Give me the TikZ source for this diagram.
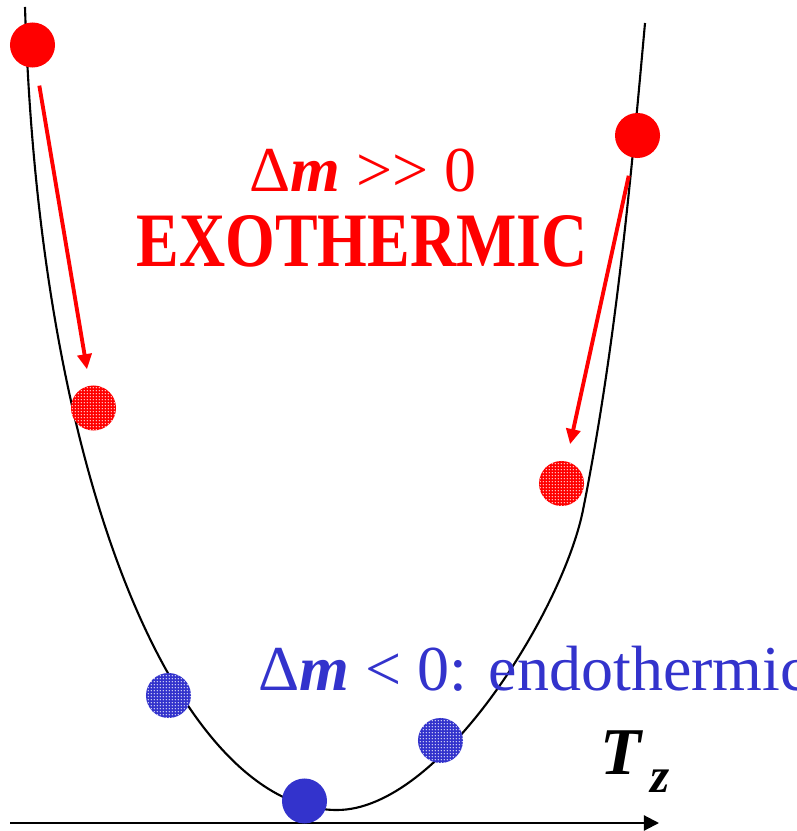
\documentclass[tikz,border=0pt]{standalone}
\usepackage{fontspec}
\setmainfont{Liberation Serif}
\usetikzlibrary{arrows.meta, positioning, patterns.meta}
\definecolor{HotRed}{HTML}{FF0000}
\definecolor{CoolBlue}{HTML}{3333CC}
\tikzset{
    ball/.style={circle, inner sep=0pt, minimum size=0.45cm},
    hot/.style={ball, fill=HotRed},
    warm/.style={ball, fill=HotRed, postaction={pattern={Dots[distance=0.9pt, radius=0.22pt]}, pattern color=white}},
    cold/.style={ball, fill=CoolBlue},
    cool/.style={ball, fill=CoolBlue, postaction={pattern={Dots[distance=0.9pt, radius=0.22pt]}, pattern color=white}},
    drop/.style={-{Triangle[length=4.3pt, width=4pt]}, line width=1.1pt, draw=HotRed},
    well/.style={line width=0.6pt, draw=black},
    axis/.style={-{Triangle[length=4.3pt, width=4.3pt]}, line width=0.6pt},
    hottext/.style={text=HotRed, inner sep=0pt},
    cooltext/.style={text=CoolBlue, inner sep=0pt}
}

\begin{document}
\begin{tikzpicture}[x=0.01cm, y=-0.01cm]
    \useasboundingbox (0,0) rectangle (796,831);
    % Potential well
    \coordinate (wellL) at (25,7);
    \coordinate (wellB) at (337,810);
    \coordinate (wellM) at (583,510);
    \coordinate (wellR) at (645,23);
    \draw[well] (wellL) .. controls (40,500) and (185,810) .. (wellB)
        .. controls (440,810) and (563,610) .. (wellM)
        .. controls (615,350) and (630.6,183) .. (wellR);

    % Axis
    \coordinate (origin) at (10,823);
    \coordinate (xend) at (659,823);
    \draw[axis] (origin) -- (xend);
    \node[anchor=base west, inner sep=0pt, font=\fontsize{19}{22}\selectfont] (tz) at (600,774)
        {\textbf{\textit{T}}\kern2pt\raisebox{-0.28em}{\fontsize{14}{16}\selectfont\textbf{\textit{z}}}};

    % Balls
    \node[hot] (hotL) at (32.5,45) {};
    \node[warm] (warmL) at (93.5,408) {};
    \node[hot] (hotR) at (637.5,135.5) {};
    \node[warm] (warmR) at (561.5,483.5) {};
    \node[cool] (coolL) at (168.5,695.5) {};
    \node[cool] (coolR) at (440.5,740.5) {};
    \node[cold] (coldB) at (304.5,801) {};

    % Relaxation arrows
    \draw[drop, shorten <=0.18cm, shorten >=0.16cm] (hotL) -- (warmL);
    \draw[drop, shorten <=0.18cm, shorten >=0.17cm] (hotR) -- (warmR);

    % Labels
    \node[hottext, anchor=base, font=\fontsize{18.2}{20}\selectfont] (exoa) at (363,192) {Δ\textbf{\textit{m}} >{}> 0};
    \node[hottext, anchor=base, font=\fontsize{21.9}{24}\selectfont\bfseries] (exob) at (362,267) {\scalebox{0.83}[1]{EXOTHERMIC}};
    \node[cooltext, anchor=base west, font=\fontsize{18.2}{20}\selectfont] (endo) at (258,690) {Δ\textbf{\textit{m}} < 0: endothermic};
\end{tikzpicture}
\end{document}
____
> _Exercise instructions_: Copy out all of the data word for word. Do not carry over any picture.

> _Answer to the exercise_:
Give me the TikZ source for this diagram.
\documentclass[tikz,border=0pt]{standalone}
\usepackage{fontspec}
\setmainfont{Liberation Serif}
\usetikzlibrary{arrows.meta, positioning, patterns.meta}
\definecolor{HotRed}{HTML}{FF0000}
\definecolor{CoolBlue}{HTML}{3333CC}
\tikzset{
    ball/.style={circle, inner sep=0pt, minimum size=0.45cm},
    hot/.style={ball, fill=HotRed},
    warm/.style={ball, fill=HotRed, postaction={pattern={Dots[distance=0.9pt, radius=0.22pt]}, pattern color=white}},
    cold/.style={ball, fill=CoolBlue},
    cool/.style={ball, fill=CoolBlue, postaction={pattern={Dots[distance=0.9pt, radius=0.22pt]}, pattern color=white}},
    drop/.style={-{Triangle[length=4.3pt, width=4pt]}, line width=1.1pt, draw=HotRed},
    well/.style={line width=0.6pt, draw=black},
    axis/.style={-{Triangle[length=4.3pt, width=4.3pt]}, line width=0.6pt},
    hottext/.style={text=HotRed, inner sep=0pt},
    cooltext/.style={text=CoolBlue, inner sep=0pt}
}

\begin{document}
\begin{tikzpicture}[x=0.01cm, y=-0.01cm]
    \useasboundingbox (0,0) rectangle (796,831);
    % Potential well
    \coordinate (wellL) at (25,7);
    \coordinate (wellB) at (337,810);
    \coordinate (wellM) at (583,510);
    \coordinate (wellR) at (645,23);
    \draw[well] (wellL) .. controls (40,500) and (185,810) .. (wellB)
        .. controls (440,810) and (563,610) .. (wellM)
        .. controls (615,350) and (630.6,183) .. (wellR);

    % Axis
    \coordinate (origin) at (10,823);
    \coordinate (xend) at (659,823);
    \draw[axis] (origin) -- (xend);
    \node[anchor=base west, inner sep=0pt, font=\fontsize{19}{22}\selectfont] (tz) at (600,774)
        {\textbf{\textit{T}}\kern2pt\raisebox{-0.28em}{\fontsize{14}{16}\selectfont\textbf{\textit{z}}}};

    % Balls
    \node[hot] (hotL) at (32.5,45) {};
    \node[warm] (warmL) at (93.5,408) {};
    \node[hot] (hotR) at (637.5,135.5) {};
    \node[warm] (warmR) at (561.5,483.5) {};
    \node[cool] (coolL) at (168.5,695.5) {};
    \node[cool] (coolR) at (440.5,740.5) {};
    \node[cold] (coldB) at (304.5,801) {};

    % Relaxation arrows
    \draw[drop, shorten <=0.18cm, shorten >=0.16cm] (hotL) -- (warmL);
    \draw[drop, shorten <=0.18cm, shorten >=0.17cm] (hotR) -- (warmR);

    % Labels
    \node[hottext, anchor=base, font=\fontsize{18.2}{20}\selectfont] (exoa) at (363,192) {Δ\textbf{\textit{m}} >{}> 0};
    \node[hottext, anchor=base, font=\fontsize{21.9}{24}\selectfont\bfseries] (exob) at (362,267) {\scalebox{0.83}[1]{EXOTHERMIC}};
    \node[cooltext, anchor=base west, font=\fontsize{18.2}{20}\selectfont] (endo) at (258,690) {Δ\textbf{\textit{m}} < 0: endothermic};
\end{tikzpicture}
\end{document}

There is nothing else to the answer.